While Slovenia celebrates the Day of the Dead with a special reverence, similar observances take place in many Catholic countries in Europe. For example, recently a Palermitano told me that many Sicilians give gifts to children from their deceased ancestors. For a young child, stories about people they’ve never met can be hard to relate to. But presents? I mean, come on — presents make things real. Getting that toy they’ve been wanting from their deceased Great-Grandma helps a child feel connected to their roots.

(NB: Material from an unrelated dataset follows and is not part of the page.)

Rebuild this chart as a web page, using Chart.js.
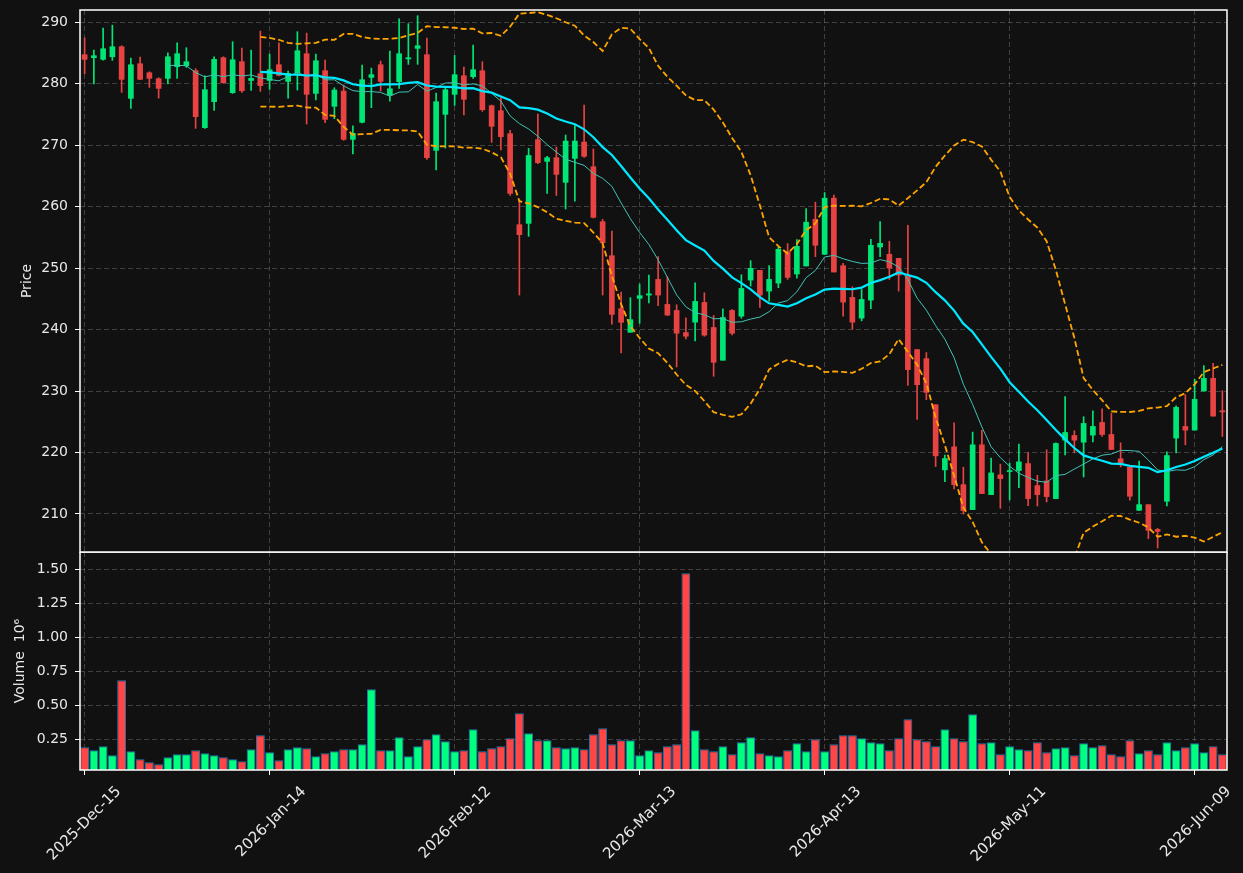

Reflecting on these beautiful European traditions, I’m sad that American culture doesn’t set aside time for this kind of remembrance. We have national holidays to give thanks and to honor our presidents and to celebrate trees, but not to recall lost loved ones. (The closest thing we’ve got — Memorial Day, honoring fallen veterans — is, for most Americans, the unofficial start to summer and time for a big golf tournament in Ohio.) Perhaps we just have an uneasy relationship with mortality. While Europe looks back with nostalgia and respect, America races forward, as if escaping our past.

As a true-blue American, I can’t remember the last time I actually visited my family graves. Slovenia’s poignant Day of the Dead inspires me to carve out some time in my busy life to just remember…and be thankful.